Em 2005, Dino Casimiro, da Nazaré Qualifica [ver caixa], a empresa municipal que gere o projeto da autarquia baseado nos feitos de McNamara, enviou-lhe a primeira fotografia de uma onda gigante que se erguia na praia do Norte. Cinco anos depois, e após grande insistência, o norte-americano decidiu-se a vir a Portugal. Ficou espantado.
A partir daí, a vila mudou. McNamara é admirado por todos os locais. «É uma pessoa espetacular, é muito simpático, até já tirei fotografias com ele.» E é graças a ele que agora o outono é mais um verão. Turistas e curiosos vêm de longe para ver de perto as ondas. Surfistas de todo o mundo chegam para desafiar os seus limites. «Toda a gente anda à procura da onda de cem pés [trinta metros]», diz. «Mas eu não. Eu estou à procura da onda de 120 pés. Que é para não haver dúvidas.»
A palavra não terá sido inocente. Ninguém duvida que, em novembro de 2011, conseguiu surfar, na Nazaré, uma onda de cerca de 24 metros, batendo o anterior recorde. Em janeiro deste ano, conseguiu o que outros procuram: cavalgou uma onda de cem pés. Mas as dúvidas sobre se o recorde iria manter-se na lapela do norte-americano levantaram-se quando o brasileiro Carlos Burle, que veio pela primeira vez à Nazaré, conseguius surfar, a 29 de outubro, uma onda que se estimou poder medir mais do que a recordista de McNamara. Momentos antes, Maya Gabeira, uma das surfistas que o acompanham, quase morreu afogada, ao tentar surfar outra vaga gigante.

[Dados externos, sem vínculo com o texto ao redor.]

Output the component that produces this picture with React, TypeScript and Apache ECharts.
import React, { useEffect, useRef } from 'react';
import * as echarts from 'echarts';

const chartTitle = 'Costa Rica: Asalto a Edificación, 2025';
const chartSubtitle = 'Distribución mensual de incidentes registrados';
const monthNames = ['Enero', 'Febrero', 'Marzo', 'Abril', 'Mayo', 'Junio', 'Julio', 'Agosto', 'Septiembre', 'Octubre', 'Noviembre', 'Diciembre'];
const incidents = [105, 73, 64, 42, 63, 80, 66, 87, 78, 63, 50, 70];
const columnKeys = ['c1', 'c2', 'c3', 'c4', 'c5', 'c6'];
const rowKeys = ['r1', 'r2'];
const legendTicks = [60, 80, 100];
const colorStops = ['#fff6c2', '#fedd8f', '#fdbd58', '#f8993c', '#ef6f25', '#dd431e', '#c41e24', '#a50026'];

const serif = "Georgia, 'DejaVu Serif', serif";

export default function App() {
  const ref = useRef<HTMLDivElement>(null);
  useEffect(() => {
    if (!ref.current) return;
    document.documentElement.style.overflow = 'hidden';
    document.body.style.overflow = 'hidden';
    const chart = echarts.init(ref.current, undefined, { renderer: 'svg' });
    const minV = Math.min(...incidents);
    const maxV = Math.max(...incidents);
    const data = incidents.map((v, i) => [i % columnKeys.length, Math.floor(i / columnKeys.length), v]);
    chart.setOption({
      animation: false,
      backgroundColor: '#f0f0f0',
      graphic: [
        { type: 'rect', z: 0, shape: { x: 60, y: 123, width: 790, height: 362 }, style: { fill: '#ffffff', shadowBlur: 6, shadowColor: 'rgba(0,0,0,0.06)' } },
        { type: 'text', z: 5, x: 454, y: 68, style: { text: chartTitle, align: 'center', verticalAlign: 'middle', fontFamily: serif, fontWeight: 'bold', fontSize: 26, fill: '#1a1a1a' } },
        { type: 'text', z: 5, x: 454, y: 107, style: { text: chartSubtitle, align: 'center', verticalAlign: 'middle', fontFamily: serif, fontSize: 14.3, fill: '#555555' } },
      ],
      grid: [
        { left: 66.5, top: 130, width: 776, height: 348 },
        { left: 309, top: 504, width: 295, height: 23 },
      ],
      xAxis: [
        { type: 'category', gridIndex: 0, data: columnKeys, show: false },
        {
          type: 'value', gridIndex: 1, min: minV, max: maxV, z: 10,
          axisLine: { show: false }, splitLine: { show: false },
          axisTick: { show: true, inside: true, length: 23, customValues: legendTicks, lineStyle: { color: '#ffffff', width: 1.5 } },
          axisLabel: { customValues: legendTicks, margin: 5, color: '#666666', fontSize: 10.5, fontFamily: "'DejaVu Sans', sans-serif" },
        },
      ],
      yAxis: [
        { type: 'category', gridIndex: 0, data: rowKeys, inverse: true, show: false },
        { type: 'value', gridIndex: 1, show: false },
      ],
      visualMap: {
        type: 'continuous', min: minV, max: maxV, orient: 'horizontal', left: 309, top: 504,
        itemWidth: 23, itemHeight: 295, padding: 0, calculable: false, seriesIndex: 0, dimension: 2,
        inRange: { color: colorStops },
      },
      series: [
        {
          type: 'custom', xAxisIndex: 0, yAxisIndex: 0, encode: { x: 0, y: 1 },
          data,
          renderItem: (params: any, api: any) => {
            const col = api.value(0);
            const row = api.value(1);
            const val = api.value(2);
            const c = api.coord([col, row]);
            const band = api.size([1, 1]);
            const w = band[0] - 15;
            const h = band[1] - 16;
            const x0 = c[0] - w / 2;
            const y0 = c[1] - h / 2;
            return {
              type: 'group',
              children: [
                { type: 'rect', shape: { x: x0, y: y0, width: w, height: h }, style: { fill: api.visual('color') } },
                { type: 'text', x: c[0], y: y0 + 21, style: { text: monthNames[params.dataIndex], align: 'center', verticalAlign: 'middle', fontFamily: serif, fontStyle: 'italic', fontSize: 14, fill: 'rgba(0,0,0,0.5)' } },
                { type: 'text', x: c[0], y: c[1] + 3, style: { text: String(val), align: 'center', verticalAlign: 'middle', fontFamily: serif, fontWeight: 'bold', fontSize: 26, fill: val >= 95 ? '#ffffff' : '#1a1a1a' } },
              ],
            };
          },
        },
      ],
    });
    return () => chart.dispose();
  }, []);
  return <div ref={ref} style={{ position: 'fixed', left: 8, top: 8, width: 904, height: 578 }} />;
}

«Foi o caos», confessou–nos Nicole, cujo papel na equipa é, a partir de terra, observar as ondas durante as idas ao mar, classificando aquela segunda-feira como o dia em que mais receou pela vida do marido. «A Maya quase morreu e eu perdi a cabeça. Pedi-lhe para não surfar mais. Não valia a pena o risco.» Garrett acedeu e ordenou à sua equipa para só fazerem segurança, usando as motos de água.
A equipa não esmoreceu o entusiasmo, apesar do incómodo visível e não assumido publicamente. McNamara criticou a falta de preparação dos brasileiros, que arriscaram uma tragédia, mas não mudou o discurso e continuou como sempre: «Estou aqui para ajudar a Nazaré e todos são bem-vindos.» Hugo Vau, o único português escolhido por Garrett para surfar com ele, era a face de um grupo confiante, e concentrado para as próximas jornadas de surf na praia do Norte.

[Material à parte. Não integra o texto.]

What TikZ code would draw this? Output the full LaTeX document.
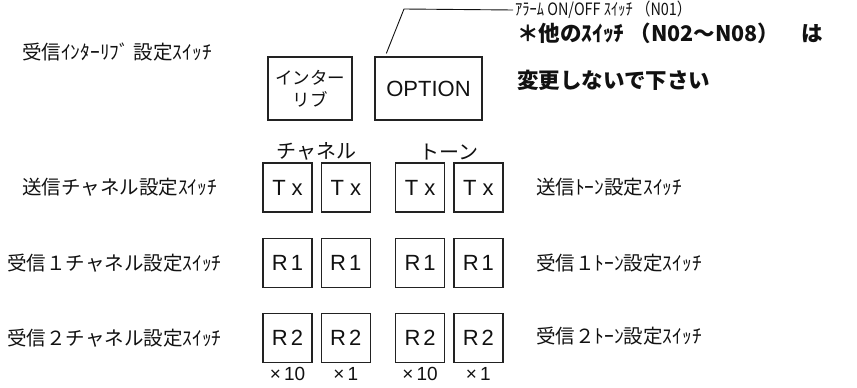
\documentclass[tikz,border=0pt]{standalone}
\usepackage{fontspec}
\setmainfont{Liberation Sans}
\newfontfamily\jpfont{Noto Sans CJK JP}
\newfontfamily\jpnarrow[FakeStretch=0.85]{Noto Sans CJK JP}
\usepackage{tikz}
\usetikzlibrary{positioning}
\usepackage{xcolor}
\definecolor{inkblack}{HTML}{111111}
\definecolor{boxline}{HTML}{222222}

\begin{document}
\begin{tikzpicture}[x=1pt, y=-1pt,
  swbox/.style={draw=boxline, line width=1.3pt, minimum width=49pt, minimum height=49pt, inner sep=0pt, font=\fontsize{22}{24}\selectfont, text=inkblack},
  widebox/.style={swbox, minimum height=63pt},
  sidelbl/.style={anchor=west, inner sep=0pt, font=\jpfont\fontsize{19.5}{22}\selectfont, text=inkblack},
  grouplbl/.style={inner sep=1pt, font=\jpfont\fontsize{20}{22}\selectfont, text=inkblack},
  multlbl/.style={inner sep=1pt, font=\fontsize{19}{21}\selectfont, text=inkblack},
  notelbl/.style={anchor=west, inner sep=0pt, font=\jpfont\bfseries\fontsize{21.5}{24}\selectfont, text=inkblack},
  lead/.style={draw=inkblack, line width=0.9pt}]
\useasboundingbox (0,0) rectangle (857,388);

% top row: interleave and option switches
\node[widebox, minimum width=84pt, font=\jpfont\fontsize{17.5}{22}\selectfont, align=center] (ilv) at (310,88.5) {インター\\リブ};
\node[widebox, minimum width=107pt] (opt) at (428.5,88.5) {OPTION};
\node[sidelbl] (ilvlbl) at (22,52) {受信ｲﾝﾀｰﾘﾌﾞ 設定ｽｲｯﾁ};

% alarm switch note
\node[anchor=west, inner sep=0pt, font=\jpnarrow\fontsize{17}{19}\selectfont, text=inkblack] (alarm) at (515,10) {ｱﾗｰﾑ ON/OFF ｽｲｯﾁ （N01）};
\coordinate (kink) at (404,9);
\draw[lead] ([xshift=12pt, yshift=3pt]opt.north west) -- (kink) -- ([xshift=-2pt]alarm.west);
\node[notelbl] (other) at (517,33) {＊他のｽｲｯﾁ （N02～N08）\hspace{22pt}は};
\node[notelbl] (keep) at (517,80) {変更しないで下さい};

% Tx row
\node[swbox] (tx1) at (287.5,187.5) {T\hspace{6pt}x};
\node[swbox, right=8pt of tx1] (tx2) {T\hspace{6pt}x};
\node[swbox, right=24pt of tx2] (tx3) {T\hspace{6pt}x};
\node[swbox, right=8pt of tx3] (tx4) {T\hspace{6pt}x};
\node[grouplbl, above=1pt of tx1.north east, xshift=4pt] (chan) {チャネル};
\node[grouplbl, above=1pt of tx3.north east, xshift=4pt] (tone) {トーン};
\node[sidelbl] (txchlbl) at (22,187.5) {送信チャネル設定ｽｲｯﾁ};
\node[sidelbl] (txtnlbl) at (536,187.5) {送信ﾄｰﾝ設定ｽｲｯﾁ};

% R1 row
\node[swbox, below=25pt of tx1] (ra1) {R\hspace{3pt}1};
\node[swbox, below=25pt of tx2] (ra2) {R\hspace{3pt}1};
\node[swbox, below=25pt of tx3] (ra3) {R\hspace{3pt}1};
\node[swbox, below=25pt of tx4] (ra4) {R\hspace{3pt}1};
\node[sidelbl] (rachlbl) at (7,263) {受信１チャネル設定ｽｲｯﾁ};
\node[sidelbl] (ratnlbl) at (536,263) {受信１ﾄｰﾝ設定ｽｲｯﾁ};

% R2 row
\node[swbox, below=25pt of ra1] (rb1) {R\hspace{3pt}2};
\node[swbox, below=25pt of ra2] (rb2) {R\hspace{3pt}2};
\node[swbox, below=25pt of ra3] (rb3) {R\hspace{3pt}2};
\node[swbox, below=25pt of ra4] (rb4) {R\hspace{3pt}2};
\node[sidelbl] (rbchlbl) at (7,338.5) {受信２チャネル設定ｽｲｯﾁ};
\node[sidelbl] (rbtnlbl) at (536,336) {受信２ﾄｰﾝ設定ｽｲｯﾁ};

% digit weights
\node[multlbl, below=3pt of rb1] (m1) {×\,10};
\node[multlbl, below=3pt of rb2] (m2) {×\,1};
\node[multlbl, below=3pt of rb3] (m3) {×\,10};
\node[multlbl, below=3pt of rb4] (m4) {×\,1};
\end{tikzpicture}
\end{document}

O norte-americano não faz surf para bater recordes, mas porque só assim será feliz. É, aliás, o que o casal faz fora do período de dois a três meses em que está na Nazaré. Viaja por todo o mundo a tratar dos negócios – conferências, encontros com patrocinadores, eventos ligados ao surf, etc. Tudo para que Garrett consiga continuar a cumprir o que acredita ser o seu destino: «Eu estou neste mundo para surfar.»

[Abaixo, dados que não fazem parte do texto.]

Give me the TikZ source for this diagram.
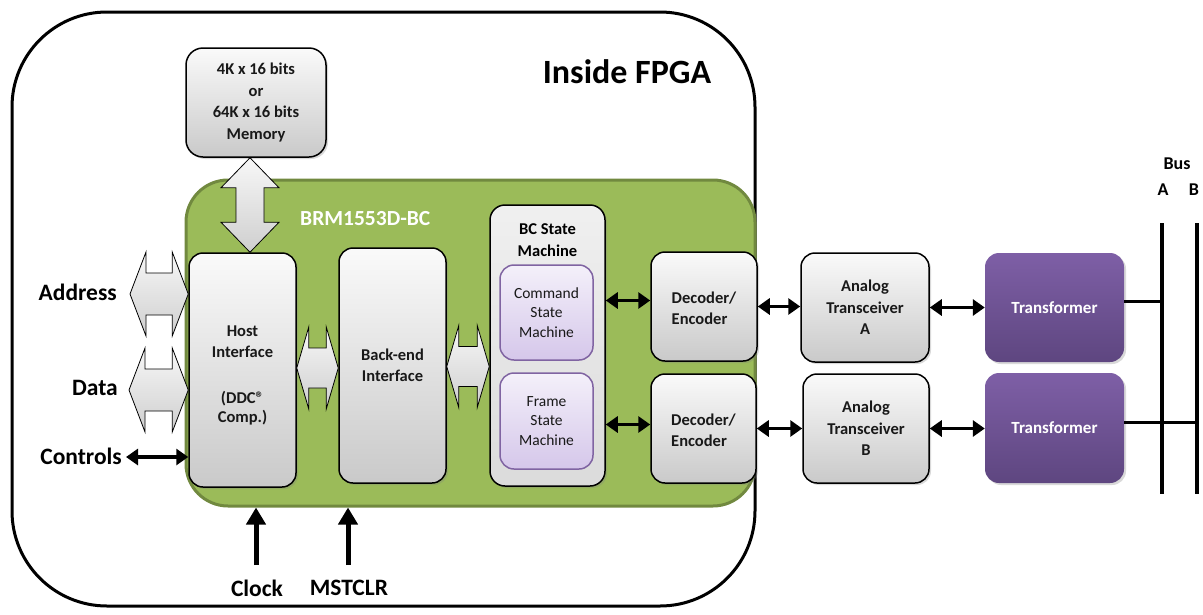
\documentclass[tikz,border=0pt]{standalone}
\usepackage{fontspec}
\setmainfont{Carlito}
\usetikzlibrary{arrows.meta,shadows,calc}

\definecolor{grn}{HTML}{9BBB59}
\definecolor{grnd}{HTML}{71893F}
\definecolor{purp}{HTML}{8064A2}
\definecolor{purpt}{HTML}{7E5FA6}
\definecolor{purpb}{HTML}{5E4680}
\definecolor{lav1}{HTML}{F4F0FA}
\definecolor{lav2}{HTML}{D5C7EA}

\newcommand{\hblock}[5]{%
\path[blockarrow] let \p1=#1, \p2=#2 in
 (\x1,\y1) -- (\x1+#5,\y1+#3) -- (\x1+#5,\y1+#4) -- (\x2-#5,\y1+#4) -- (\x2-#5,\y1+#3) -- (\x2,\y1)
 -- (\x2-#5,\y1-#3) -- (\x2-#5,\y1-#4) -- (\x1+#5,\y1-#4) -- (\x1+#5,\y1-#3) -- cycle;}
\newcommand{\vblock}[5]{%
\path[blockarrow] let \p1=#1, \p2=#2 in
 (\x1,\y1) -- (\x1+#3,\y1-#5) -- (\x1+#4,\y1-#5) -- (\x1+#4,\y2+#5) -- (\x1+#3,\y2+#5) -- (\x1,\y2)
 -- (\x1-#3,\y2+#5) -- (\x1-#4,\y2+#5) -- (\x1-#4,\y1-#5) -- (\x1-#3,\y1-#5) -- cycle;}

\tikzset{
  box/.style={draw=black, line width=1.5pt, rounded corners=14pt, top color=gray!4, bottom color=gray!42,
    font=\bfseries\fontsize{16.5}{21.5}\selectfont, align=center, inner sep=0pt, text=black!90,
    drop shadow={shadow xshift=2pt, shadow yshift=-2pt, opacity=0.3}},
  smbox/.style={draw=purp, line width=1.5pt, rounded corners=14pt, top color=lav1, bottom color=lav2,
    font=\fontsize{15.5}{19.5}\selectfont, align=center, inner sep=0pt, text=black!90},
  trbox/.style={draw=none, rounded corners=14pt, top color=purpt, bottom color=purpb,
    font=\bfseries\fontsize{17}{21}\selectfont, text=white, inner sep=0pt,
    drop shadow={shadow xshift=2pt, shadow yshift=-2pt, opacity=0.3}},
  blockarrow/.style={draw=black, line width=0.8pt, top color=gray!6, bottom color=gray!38},
  dblarr/.style={line width=3.5pt, {Triangle[length=12pt,width=16pt]}-{Triangle[length=12pt,width=16pt]}},
  uparr/.style={line width=5pt, -{Triangle[length=17pt,width=19pt]}},
  lbl/.style={font=\bfseries\fontsize{23.5}{27}\selectfont, inner sep=0pt},
  buslbl/.style={font=\bfseries\fontsize{18}{21}\selectfont, inner sep=0pt},
  busline/.style={line width=4pt},
  tapline/.style={line width=3pt},
}

\begin{document}
\begin{tikzpicture}[x=1pt,y=-1pt]
\useasboundingbox (0,0) rectangle (1203,614);

% outer FPGA boundary
\node[draw=black, line width=3pt, rounded corners=95pt, minimum width=743pt, minimum height=594pt, inner sep=0pt] (fpga) at (383.5,309) {};
\node[font=\bfseries\fontsize{34}{38}\selectfont, inner sep=0pt] (fpgalbl) at (627,72) {Inside FPGA};

% green core
\node[draw=grnd, fill=grn, line width=3pt, rounded corners=42pt, minimum width=569pt, minimum height=326pt, inner sep=0pt] (core) at (470.5,343) {};
\node[font=\bfseries\fontsize{21.5}{24}\selectfont, text=white, anchor=west, inner sep=0pt] (corelbl) at (300,219) {BRM1553D-BC};

% blocks
\node[box, rounded corners=17pt, minimum width=140pt, minimum height=109pt] (mem) at (256,102.5) {4K x 16 bits\\or\\64K x 16 bits\\Memory};
\node[box, minimum width=107pt, minimum height=234pt] (host) at (242.5,370) {\begin{tabular}{@{}c@{}}\rule{0pt}{25pt}Host\\Interface\\[24pt](DDC®\\[-2pt]Comp.)\end{tabular}};
\node[box, minimum width=107pt, minimum height=235pt] (back) at (392.5,365.5) {Back-end\\Interface};
\node[draw=black, line width=1.5pt, rounded corners=15pt, top color=gray!12, bottom color=gray!28, minimum width=115pt, minimum height=281pt, inner sep=0pt,
  drop shadow={shadow xshift=2pt, shadow yshift=-2pt, opacity=0.3}] (bc) at (547.5,345.5) {};
\node[font=\bfseries\fontsize{16.5}{22}\selectfont, align=center, inner sep=0pt] (bctitle) at (547.5,240) {BC State\\Machine};
\node[smbox, minimum width=93pt, minimum height=95pt] (cmd) at (546.5,312.5) {Command\\State\\Machine};
\node[smbox, minimum width=93pt, minimum height=96pt] (frm) at (546.5,421) {Frame\\State\\Machine};

\node[box, minimum width=106pt, minimum height=109pt] (decA) at (704,306.5) {\begin{tabular}{@{}l@{}}\rule{0pt}{21pt}Decoder/\\Encoder\end{tabular}};
\node[box, minimum width=105pt, minimum height=109pt] (decB) at (703.5,428.5) {\begin{tabular}{@{}l@{}}\rule{0pt}{21pt}Decoder/\\Encoder\end{tabular}};
\node[box, minimum width=128pt, minimum height=109pt] (anA) at (865,307.5) {Analog\\Transceiver\\A};
\node[box, minimum width=126pt, minimum height=109pt] (anB) at (866,428.5) {Analog\\Transceiver\\B};
\node[trbox, minimum width=139pt, minimum height=109pt] (trA) at (1054.5,307.5) {Transformer};
\node[trbox, minimum width=139pt, minimum height=110pt] (trB) at (1054.5,428) {Transformer};

% bus
\coordinate (busAtop) at (1162,223);
\coordinate (busAbot) at (1162,494);
\coordinate (busBtop) at (1197,223);
\coordinate (busBbot) at (1197,494);
\draw[busline] (busAtop) -- (busAbot);
\draw[busline] (busBtop) -- (busBbot);
\node[buslbl] (buslabel) at (1177,164) {Bus};
\node[buslbl] (busAl) at (1163,190) {A};
\node[buslbl] (busBl) at (1194,190) {B};
\draw[tapline] ([yshift=6pt]trA.east) -- ([yshift=6pt]trA.east -| busAtop);
\draw[tapline] ([yshift=6pt]trB.east) -- ([yshift=6pt]trB.east -| busBtop);

% external labels
\node[lbl, anchor=east] (addr) at (117,292) {Address};
\node[lbl, anchor=east] (data) at (118,388) {Data};
\node[lbl, anchor=east] (ctrl) at (122,456) {Controls};
\coordinate (addrL) at (130,294);
\coordinate (dataL) at (129,390);
\coordinate (ctrlL) at (126,457);

% block arrows
\vblock{($(mem.south)+(-6,0)$)}{(host.north)}{29pt}{14pt}{30pt}
\hblock{(addrL)}{(host.west |- addrL)}{42pt}{21pt}{16pt}
\hblock{(dataL)}{(host.west |- dataL)}{42pt}{21pt}{16pt}
\hblock{($(host.east)+(0,-2)$)}{(back.west)}{41pt}{20pt}{12pt}
\hblock{($(back.east)+(0,1)$)}{(bc.west)}{41pt}{20pt}{12pt}

% thin double arrows
\draw[dblarr] (ctrlL) -- (host.west |- ctrlL);
\draw[dblarr] ([yshift=6pt]decA.west -| bc.east) -- ([yshift=6pt]decA.west);
\draw[dblarr] ([yshift=4pt]decB.west -| bc.east) -- ([yshift=4pt]decB.west);
\draw[dblarr] (decA.east) -- (decA.east -| anA.west);
\draw[dblarr] (decB.east) -- (decB.east -| anB.west);
\draw[dblarr] (anA.east) -- (anA.east -| trA.west);
\draw[dblarr] (anB.east) -- (anB.east -| trB.west);

% clock and reset
\coordinate (clkB) at (256,565);
\coordinate (rstB) at (348,565);
\draw[uparr] (clkB) -- (clkB |- core.south);
\draw[uparr] (rstB) -- (rstB |- core.south);
\node[lbl] (clk) at (257,588) {Clock};
\node[lbl] (rst) at (349,588) {MSTCLR};
\end{tikzpicture}
\end{document}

O HOMEM QUE TROUXE GARRETT À NAZARÉ
Foi Dino Casimiro, um «pioneiro das ondas da Nazaré», como lhe chama McNamara, o primeiro a enviar em 2005 uma fotografia ao norte-americano de uma onda da praia do Norte. E tanto foi insistindo que conseguiu. A ideia, explica-nos Pedro Pisco, da empresa municipal Nazaré Qualifica, era tentar fazer que McNamara puxasse pela vila e a colocasse no mapa mundial do surf, usando o nome de Garrett. Em 2010, quando McNamara chegou a Portugal, tinham conseguido amealhar vinte mil euros de patrocinadores. Três anos depois, o orçamento do projeto North Canyon já vai nos duzentos mil euros.